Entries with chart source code
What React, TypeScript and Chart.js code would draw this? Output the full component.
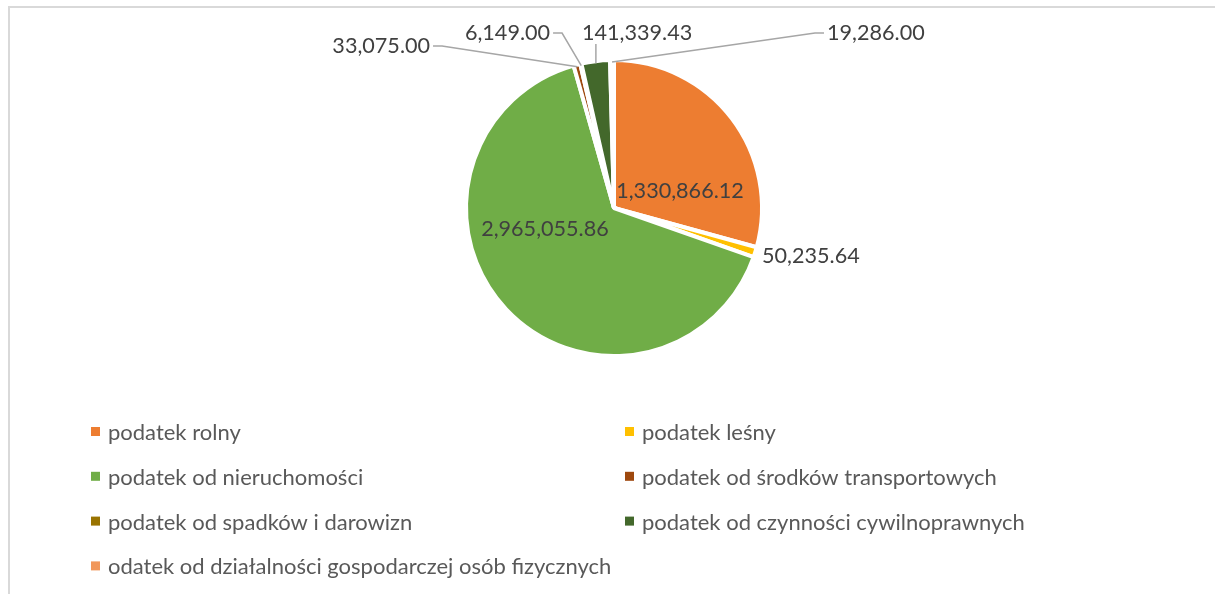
import React, { useEffect, useRef } from "react";
import { Chart, registerables } from "chart.js";

Chart.register(...registerables);

// ---- data ----
const categories = [
  "podatek rolny",
  "podatek leśny",
  "podatek od nieruchomości",
  "podatek od środków transportowych",
  "podatek od spadków i darowizn",
  "podatek od czynności cywilnoprawnych",
  "odatek od działalności gospodarczej osób fizycznych",
];
const values = [1330866.12, 50235.64, 2965055.86, 33075.0, 6149.0, 141339.43, 19286.0];
const colors = ["#ED7D31", "#FFC000", "#70AD47", "#9E480E", "#997300", "#43682B", "#F1975A"];

// ---- label layout (in units of the pie radius, relative to the pie centre) ----
const labelLayout = [
  { x: 0.452, y: -0.123, align: "center", leader: false },
  { x: 1.014, y: 0.322, align: "left", leader: false },
  { x: -0.473, y: 0.137, align: "center", leader: false },
  { x: -1.26, y: -1.116, align: "right", leader: true },
  { x: -0.438, y: -1.205, align: "right", leader: true },
  { x: -0.219, y: -1.205, align: "left", leader: true },
  { x: 1.459, y: -1.205, align: "left", leader: true },
];

const FONT = "Lato, 'Noto Sans', sans-serif";
const LABEL_SIZE = 21.6;
const LEGEND_SIZE = 22;
const BORDER_W = 4;

const legendLayout = { colX: [91, 625], rowY0: 431.5, rowStep: 44.8, box: 9, gap: 8 };

const fmt = (v: number) =>
  v.toLocaleString("en-US", { minimumFractionDigits: 2, maximumFractionDigits: 2 });

const labelsPlugin = {
  id: "excelLabels",
  afterDatasetsDraw(chart: any) {
    const ctx = chart.ctx;
    const meta = chart.getDatasetMeta(0);
    ctx.save();
    ctx.font = `${LABEL_SIZE}px ${FONT}`;
    ctx.textBaseline = "middle";
    meta.data.forEach((arc: any, i: number) => {
      const p = arc.getProps(["x", "y", "startAngle", "endAngle", "outerRadius"], true);
      const r = p.outerRadius - BORDER_W / 2;
      const mid = (p.startAngle + p.endAngle) / 2;
      const ax = p.x + Math.cos(mid) * r;
      const ay = p.y + Math.sin(mid) * r;
      const L = labelLayout[i];
      const tx = p.x + L.x * r;
      const ty = p.y + L.y * r;
      const text = fmt(values[i]);
      const w = ctx.measureText(text).width;
      const left = L.align === "left" ? tx : L.align === "right" ? tx - w : tx - w / 2;
      ctx.fillStyle = "#404040";
      ctx.textAlign = "left";
      ctx.fillText(text, left, ty + 1);
      if (L.leader) {
        const bl = left - 3;
        const br = left + w + 3;
        const bb = ty + 12;
        ctx.strokeStyle = "#A6A6A6";
        ctx.lineWidth = 1.5;
        ctx.beginPath();
        if (ax < bl) {
          ctx.moveTo(bl, ty + 1);
          ctx.lineTo(bl - 9, ty + 1);
        } else if (ax > br) {
          ctx.moveTo(br, ty + 1);
          ctx.lineTo(br + 9, ty + 1);
        } else {
          ctx.moveTo(ax, bb);
        }
        ctx.lineTo(ax, ay);
        ctx.stroke();
      }
    });
    ctx.restore();
  },
  afterDraw(chart: any) {
    const ctx = chart.ctx;
    const ds = chart.data.datasets[0];
    ctx.save();
    ctx.font = `${LEGEND_SIZE}px ${FONT}`;
    ctx.textBaseline = "middle";
    ctx.textAlign = "left";
    chart.data.labels.forEach((lab: string, i: number) => {
      const col = i % 2;
      const row = Math.floor(i / 2);
      const x = legendLayout.colX[col];
      const y = legendLayout.rowY0 + row * legendLayout.rowStep;
      ctx.fillStyle = ds.backgroundColor[i];
      ctx.fillRect(x, y - legendLayout.box / 2, legendLayout.box, legendLayout.box);
      ctx.fillStyle = "#595959";
      ctx.fillText(lab, x + legendLayout.box + legendLayout.gap, y + 1.5);
    });
    ctx.restore();
  },
};

export default function App() {
  const ref = useRef<HTMLCanvasElement | null>(null);
  useEffect(() => {
    if (!ref.current) return;
    const chart = new Chart(ref.current, {
      type: "pie",
      data: {
        labels: categories,
        datasets: [
          {
            data: values,
            backgroundColor: colors,
            borderColor: "#FFFFFF",
            borderWidth: BORDER_W,
          },
        ],
      },
      options: {
        responsive: false,
        animation: false,
        layout: { padding: { top: 58, bottom: 236, left: 13, right: 0 } },
        plugins: {
          legend: { display: false },
          tooltip: { enabled: false },
          title: { display: false },
        },
      },
      plugins: [labelsPlugin],
    });
    return () => chart.destroy();
  }, []);

  return (
    <div style={{ position: "absolute", left: 0, top: 0, width: 1215, height: 594, background: "#fff", overflow: "hidden" }}>
      <div
        style={{
          position: "absolute",
          left: 8,
          top: 6,
          right: 0,
          bottom: 0,
          borderTop: "2px solid #D9D9D9",
          borderLeft: "2px solid #D9D9D9",
        }}
      />
      <canvas ref={ref} width={1215} height={594} style={{ position: "absolute", left: 0, top: 0 }} />
    </div>
  );
}
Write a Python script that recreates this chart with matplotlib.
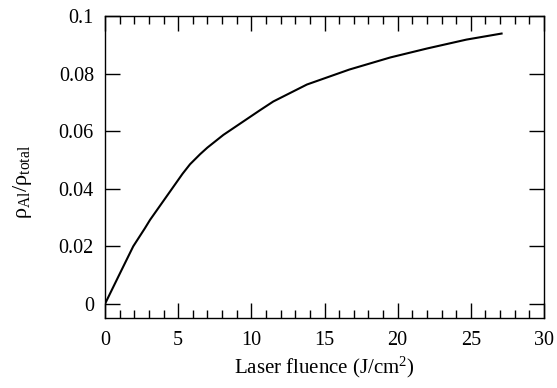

(Task to carry out): Pictures are excluded; copy all other data exactly as shown.

(Result):
What React, TypeScript and Chart.js code would draw this? Output the full component.
import React, { useEffect, useRef } from "react";
import { Chart, registerables } from "chart.js";

Chart.register(...registerables);

// ---- data ----
const categories = [
  "podatek rolny",
  "podatek leśny",
  "podatek od nieruchomości",
  "podatek od środków transportowych",
  "podatek od spadków i darowizn",
  "podatek od czynności cywilnoprawnych",
  "odatek od działalności gospodarczej osób fizycznych",
];
const values = [1330866.12, 50235.64, 2965055.86, 33075.0, 6149.0, 141339.43, 19286.0];
const colors = ["#ED7D31", "#FFC000", "#70AD47", "#9E480E", "#997300", "#43682B", "#F1975A"];

// ---- label layout (in units of the pie radius, relative to the pie centre) ----
const labelLayout = [
  { x: 0.452, y: -0.123, align: "center", leader: false },
  { x: 1.014, y: 0.322, align: "left", leader: false },
  { x: -0.473, y: 0.137, align: "center", leader: false },
  { x: -1.26, y: -1.116, align: "right", leader: true },
  { x: -0.438, y: -1.205, align: "right", leader: true },
  { x: -0.219, y: -1.205, align: "left", leader: true },
  { x: 1.459, y: -1.205, align: "left", leader: true },
];

const FONT = "Lato, 'Noto Sans', sans-serif";
const LABEL_SIZE = 21.6;
const LEGEND_SIZE = 22;
const BORDER_W = 4;

const legendLayout = { colX: [91, 625], rowY0: 431.5, rowStep: 44.8, box: 9, gap: 8 };

const fmt = (v: number) =>
  v.toLocaleString("en-US", { minimumFractionDigits: 2, maximumFractionDigits: 2 });

const labelsPlugin = {
  id: "excelLabels",
  afterDatasetsDraw(chart: any) {
    const ctx = chart.ctx;
    const meta = chart.getDatasetMeta(0);
    ctx.save();
    ctx.font = `${LABEL_SIZE}px ${FONT}`;
    ctx.textBaseline = "middle";
    meta.data.forEach((arc: any, i: number) => {
      const p = arc.getProps(["x", "y", "startAngle", "endAngle", "outerRadius"], true);
      const r = p.outerRadius - BORDER_W / 2;
      const mid = (p.startAngle + p.endAngle) / 2;
      const ax = p.x + Math.cos(mid) * r;
      const ay = p.y + Math.sin(mid) * r;
      const L = labelLayout[i];
      const tx = p.x + L.x * r;
      const ty = p.y + L.y * r;
      const text = fmt(values[i]);
      const w = ctx.measureText(text).width;
      const left = L.align === "left" ? tx : L.align === "right" ? tx - w : tx - w / 2;
      ctx.fillStyle = "#404040";
      ctx.textAlign = "left";
      ctx.fillText(text, left, ty + 1);
      if (L.leader) {
        const bl = left - 3;
        const br = left + w + 3;
        const bb = ty + 12;
        ctx.strokeStyle = "#A6A6A6";
        ctx.lineWidth = 1.5;
        ctx.beginPath();
        if (ax < bl) {
          ctx.moveTo(bl, ty + 1);
          ctx.lineTo(bl - 9, ty + 1);
        } else if (ax > br) {
          ctx.moveTo(br, ty + 1);
          ctx.lineTo(br + 9, ty + 1);
        } else {
          ctx.moveTo(ax, bb);
        }
        ctx.lineTo(ax, ay);
        ctx.stroke();
      }
    });
    ctx.restore();
  },
  afterDraw(chart: any) {
    const ctx = chart.ctx;
    const ds = chart.data.datasets[0];
    ctx.save();
    ctx.font = `${LEGEND_SIZE}px ${FONT}`;
    ctx.textBaseline = "middle";
    ctx.textAlign = "left";
    chart.data.labels.forEach((lab: string, i: number) => {
      const col = i % 2;
      const row = Math.floor(i / 2);
      const x = legendLayout.colX[col];
      const y = legendLayout.rowY0 + row * legendLayout.rowStep;
      ctx.fillStyle = ds.backgroundColor[i];
      ctx.fillRect(x, y - legendLayout.box / 2, legendLayout.box, legendLayout.box);
      ctx.fillStyle = "#595959";
      ctx.fillText(lab, x + legendLayout.box + legendLayout.gap, y + 1.5);
    });
    ctx.restore();
  },
};

export default function App() {
  const ref = useRef<HTMLCanvasElement | null>(null);
  useEffect(() => {
    if (!ref.current) return;
    const chart = new Chart(ref.current, {
      type: "pie",
      data: {
        labels: categories,
        datasets: [
          {
            data: values,
            backgroundColor: colors,
            borderColor: "#FFFFFF",
            borderWidth: BORDER_W,
          },
        ],
      },
      options: {
        responsive: false,
        animation: false,
        layout: { padding: { top: 58, bottom: 236, left: 13, right: 0 } },
        plugins: {
          legend: { display: false },
          tooltip: { enabled: false },
          title: { display: false },
        },
      },
      plugins: [labelsPlugin],
    });
    return () => chart.destroy();
  }, []);

  return (
    <div style={{ position: "absolute", left: 0, top: 0, width: 1215, height: 594, background: "#fff", overflow: "hidden" }}>
      <div
        style={{
          position: "absolute",
          left: 8,
          top: 6,
          right: 0,
          bottom: 0,
          borderTop: "2px solid #D9D9D9",
          borderLeft: "2px solid #D9D9D9",
        }}
      />
      <canvas ref={ref} width={1215} height={594} style={{ position: "absolute", left: 0, top: 0 }} />
    </div>
  );
}
Write a Python script that recreates this chart with matplotlib.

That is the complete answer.